> **SET TASK**: Set all the material down again unchanged, without the pictures.

□ □ □

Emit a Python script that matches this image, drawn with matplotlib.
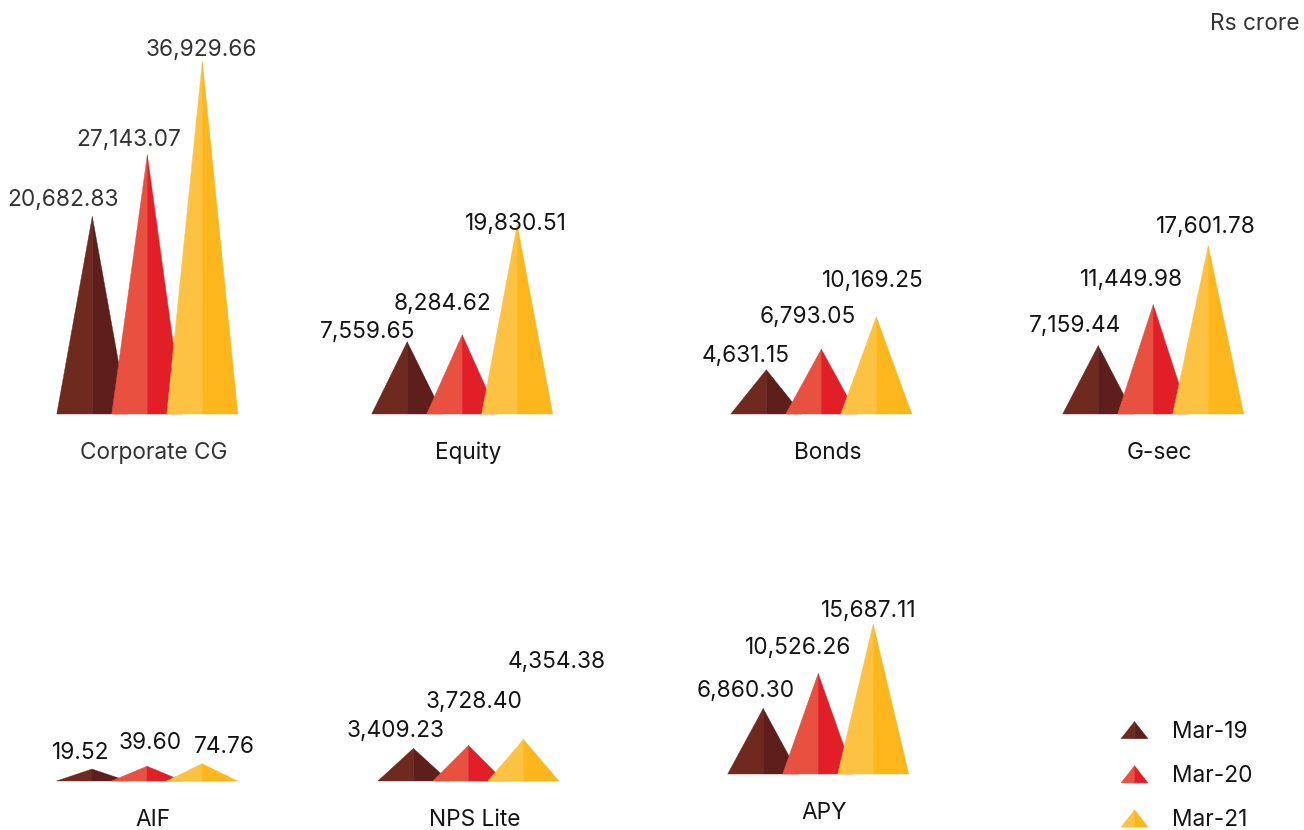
import matplotlib
matplotlib.use("Agg")
import matplotlib.pyplot as plt
from matplotlib.patches import Polygon, Patch
from matplotlib.legend_handler import HandlerBase

# ---------------- data ----------------
categories = ["Corporate CG", "Equity", "Bonds", "G-sec", "AIF", "NPS Lite", "APY"]
series = ["Mar-19", "Mar-20", "Mar-21"]
mar19 = [20682.83, 7559.65, 4631.15, 7159.44, 19.52, 3409.23, 6860.30]
mar20 = [27143.07, 8284.62, 6793.05, 11449.98, 39.60, 3728.40, 10526.26]
mar21 = [36929.66, 19830.51, 10169.25, 17601.78, 74.76, 4354.38, 15687.11]
unit_label = "Rs crore"

# ---------------- style / layout ----------------
W, H = 1304, 830
plt.rcParams['font.family'] = ['Inter', 'DejaVu Sans']
FS = 16.3
colors_left = ["#6F2A20", "#E8503F", "#FEC243"]
colors_right = ["#5E1F1C", "#E21E27", "#FDB61B"]

panel_cx = [147.3, 462.2, 821.3, 1153.2, 147.0, 468.4, 818.2]   # px, middle apex
panel_base = [414, 414, 414, 414, 781, 781, 774]                 # px from top
panel_log = [False, False, False, False, True, False, False]
text_col = ["#333333"] + ["#141414"] * 6
SPACING = 55.0          # px between apexes
HALF_W = 35.5 / SPACING  # triangle half width in x units
PX_PER_UNIT = 0.00955   # px per crore (linear panels)
AX_H = 390              # axes height px
LOG_AX_H = 60
LOG_PX_PER_DEC = 9.23

# value label offsets (px) relative to apex: (dx, dy up)
label_off = [
    [(-29, 10), (-19, 9), (-1, 5)],
    [(-39.5, 4), (-19.3, 25), (-1, -5)],
    [(-21, 7.6), (-14, 26.3), (-3, 29.7)],
    [(-23, 14), (-21.3, 18.3), (-2, 12.7)],
    [(-11.3, 10), (3.5, 17.6), (22.7, 10.4)],
    [(-17.7, 11), (5.7, 37.7), (33.2, 71.6)],
    [(-17.7, 11.6), (-20.4, 19.4), (-4.5, 7.3)],
]

fig = plt.figure(figsize=(W / 100, H / 100), dpi=100)
fig.patch.set_facecolor("white")

values = [mar19, mar20, mar21]


def px_axes(left, top, width, height):
    return fig.add_axes([left / W, 1 - (top + height) / H, width / W, height / H])


for p, cat in enumerate(categories):
    cx = panel_cx[p]
    base_px = panel_base[p]
    h = LOG_AX_H if panel_log[p] else AX_H
    ax = px_axes(cx - 2 * SPACING, base_px - h, 4 * SPACING, h)
    ax.set_xlim(-1, 3)
    if panel_log[p]:
        ax.set_yscale("log")
        ax.set_ylim(1, 10 ** (h / LOG_PX_PER_DEC))
    else:
        ax.set_ylim(0, h / PX_PER_UNIT)
    ax.set_axis_off()
    ybase = ax.get_ylim()[0]
    for j in range(len(series)):
        v = values[j][p]
        x = j
        left = Polygon([[x - HALF_W, ybase], [x, v], [x, ybase]], closed=True,
                       facecolor=colors_left[j], edgecolor=colors_left[j], lw=0.3,
                       clip_on=False, zorder=2 + j)
        right = Polygon([[x, ybase], [x, v], [x + HALF_W, ybase]], closed=True,
                        facecolor=colors_right[j], edgecolor=colors_right[j], lw=0.3,
                        clip_on=False, zorder=2 + j)
        ax.add_patch(left)
        ax.add_patch(right)
        dx, dy = label_off[p][j]
        ax.annotate(f"{v:,.2f}", xy=(x, v), xytext=(dx, dy), textcoords="offset pixels",
                    ha="center", va="baseline", fontsize=FS, color=text_col[p],
                    annotation_clip=False, zorder=10)
    ax.annotate(cat, xy=(1, ybase), xytext=(6, -45), textcoords="offset pixels",
                ha="center", va="baseline", fontsize=FS, color=text_col[p],
                annotation_clip=False)

fig.text(1300 / W, 1 - 30 / H, unit_label, ha="right", va="baseline",
         fontsize=FS, color="#333333")


class SplitTriangle(HandlerBase):
    def __init__(self, cl, cr):
        super().__init__()
        self.cl = cl
        self.cr = cr

    def create_artists(self, legend, orig_handle, xdescent, ydescent, width, height,
                       fontsize, trans):
        x0, y0 = -xdescent, -ydescent
        l = Polygon([[x0, y0], [x0 + width / 2, y0 + height], [x0 + width / 2, y0]],
                    closed=True, facecolor=self.cl, edgecolor=self.cl, lw=0.3, transform=trans)
        r = Polygon([[x0 + width / 2, y0], [x0 + width / 2, y0 + height], [x0 + width, y0]],
                    closed=True, facecolor=self.cr, edgecolor=self.cr, lw=0.3, transform=trans)
        return [l, r]


proxies = [Patch(label=s) for s in series]
hmap = {proxies[j]: SplitTriangle(colors_left[j], colors_right[j]) for j in range(3)}
fs_px = FS * 100 / 72
leg = fig.legend(handles=proxies, labels=series, handler_map=hmap,
                 loc="upper left", bbox_to_anchor=(1121 / W, 1 - 721 / H),
                 frameon=False, fontsize=FS, borderpad=0, borderaxespad=0,
                 handlelength=27 / fs_px, handleheight=18 / fs_px,
                 handletextpad=24 / fs_px, labelspacing=0.98)
for t in leg.get_texts():
    t.set_color("#141414")

fig.savefig("out.png", dpi=100, facecolor="white")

□ □ □

> **EXERCISE SOLUTION**:
Emit a Python script that matches this image, drawn with matplotlib.
import matplotlib
matplotlib.use("Agg")
import matplotlib.pyplot as plt
from matplotlib.patches import Polygon, Patch
from matplotlib.legend_handler import HandlerBase

# ---------------- data ----------------
categories = ["Corporate CG", "Equity", "Bonds", "G-sec", "AIF", "NPS Lite", "APY"]
series = ["Mar-19", "Mar-20", "Mar-21"]
mar19 = [20682.83, 7559.65, 4631.15, 7159.44, 19.52, 3409.23, 6860.30]
mar20 = [27143.07, 8284.62, 6793.05, 11449.98, 39.60, 3728.40, 10526.26]
mar21 = [36929.66, 19830.51, 10169.25, 17601.78, 74.76, 4354.38, 15687.11]
unit_label = "Rs crore"

# ---------------- style / layout ----------------
W, H = 1304, 830
plt.rcParams['font.family'] = ['Inter', 'DejaVu Sans']
FS = 16.3
colors_left = ["#6F2A20", "#E8503F", "#FEC243"]
colors_right = ["#5E1F1C", "#E21E27", "#FDB61B"]

panel_cx = [147.3, 462.2, 821.3, 1153.2, 147.0, 468.4, 818.2]   # px, middle apex
panel_base = [414, 414, 414, 414, 781, 781, 774]                 # px from top
panel_log = [False, False, False, False, True, False, False]
text_col = ["#333333"] + ["#141414"] * 6
SPACING = 55.0          # px between apexes
HALF_W = 35.5 / SPACING  # triangle half width in x units
PX_PER_UNIT = 0.00955   # px per crore (linear panels)
AX_H = 390              # axes height px
LOG_AX_H = 60
LOG_PX_PER_DEC = 9.23

# value label offsets (px) relative to apex: (dx, dy up)
label_off = [
    [(-29, 10), (-19, 9), (-1, 5)],
    [(-39.5, 4), (-19.3, 25), (-1, -5)],
    [(-21, 7.6), (-14, 26.3), (-3, 29.7)],
    [(-23, 14), (-21.3, 18.3), (-2, 12.7)],
    [(-11.3, 10), (3.5, 17.6), (22.7, 10.4)],
    [(-17.7, 11), (5.7, 37.7), (33.2, 71.6)],
    [(-17.7, 11.6), (-20.4, 19.4), (-4.5, 7.3)],
]

fig = plt.figure(figsize=(W / 100, H / 100), dpi=100)
fig.patch.set_facecolor("white")

values = [mar19, mar20, mar21]


def px_axes(left, top, width, height):
    return fig.add_axes([left / W, 1 - (top + height) / H, width / W, height / H])


for p, cat in enumerate(categories):
    cx = panel_cx[p]
    base_px = panel_base[p]
    h = LOG_AX_H if panel_log[p] else AX_H
    ax = px_axes(cx - 2 * SPACING, base_px - h, 4 * SPACING, h)
    ax.set_xlim(-1, 3)
    if panel_log[p]:
        ax.set_yscale("log")
        ax.set_ylim(1, 10 ** (h / LOG_PX_PER_DEC))
    else:
        ax.set_ylim(0, h / PX_PER_UNIT)
    ax.set_axis_off()
    ybase = ax.get_ylim()[0]
    for j in range(len(series)):
        v = values[j][p]
        x = j
        left = Polygon([[x - HALF_W, ybase], [x, v], [x, ybase]], closed=True,
                       facecolor=colors_left[j], edgecolor=colors_left[j], lw=0.3,
                       clip_on=False, zorder=2 + j)
        right = Polygon([[x, ybase], [x, v], [x + HALF_W, ybase]], closed=True,
                        facecolor=colors_right[j], edgecolor=colors_right[j], lw=0.3,
                        clip_on=False, zorder=2 + j)
        ax.add_patch(left)
        ax.add_patch(right)
        dx, dy = label_off[p][j]
        ax.annotate(f"{v:,.2f}", xy=(x, v), xytext=(dx, dy), textcoords="offset pixels",
                    ha="center", va="baseline", fontsize=FS, color=text_col[p],
                    annotation_clip=False, zorder=10)
    ax.annotate(cat, xy=(1, ybase), xytext=(6, -45), textcoords="offset pixels",
                ha="center", va="baseline", fontsize=FS, color=text_col[p],
                annotation_clip=False)

fig.text(1300 / W, 1 - 30 / H, unit_label, ha="right", va="baseline",
         fontsize=FS, color="#333333")


class SplitTriangle(HandlerBase):
    def __init__(self, cl, cr):
        super().__init__()
        self.cl = cl
        self.cr = cr

    def create_artists(self, legend, orig_handle, xdescent, ydescent, width, height,
                       fontsize, trans):
        x0, y0 = -xdescent, -ydescent
        l = Polygon([[x0, y0], [x0 + width / 2, y0 + height], [x0 + width / 2, y0]],
                    closed=True, facecolor=self.cl, edgecolor=self.cl, lw=0.3, transform=trans)
        r = Polygon([[x0 + width / 2, y0], [x0 + width / 2, y0 + height], [x0 + width, y0]],
                    closed=True, facecolor=self.cr, edgecolor=self.cr, lw=0.3, transform=trans)
        return [l, r]


proxies = [Patch(label=s) for s in series]
hmap = {proxies[j]: SplitTriangle(colors_left[j], colors_right[j]) for j in range(3)}
fs_px = FS * 100 / 72
leg = fig.legend(handles=proxies, labels=series, handler_map=hmap,
                 loc="upper left", bbox_to_anchor=(1121 / W, 1 - 721 / H),
                 frameon=False, fontsize=FS, borderpad=0, borderaxespad=0,
                 handlelength=27 / fs_px, handleheight=18 / fs_px,
                 handletextpad=24 / fs_px, labelspacing=0.98)
for t in leg.get_texts():
    t.set_color("#141414")

fig.savefig("out.png", dpi=100, facecolor="white")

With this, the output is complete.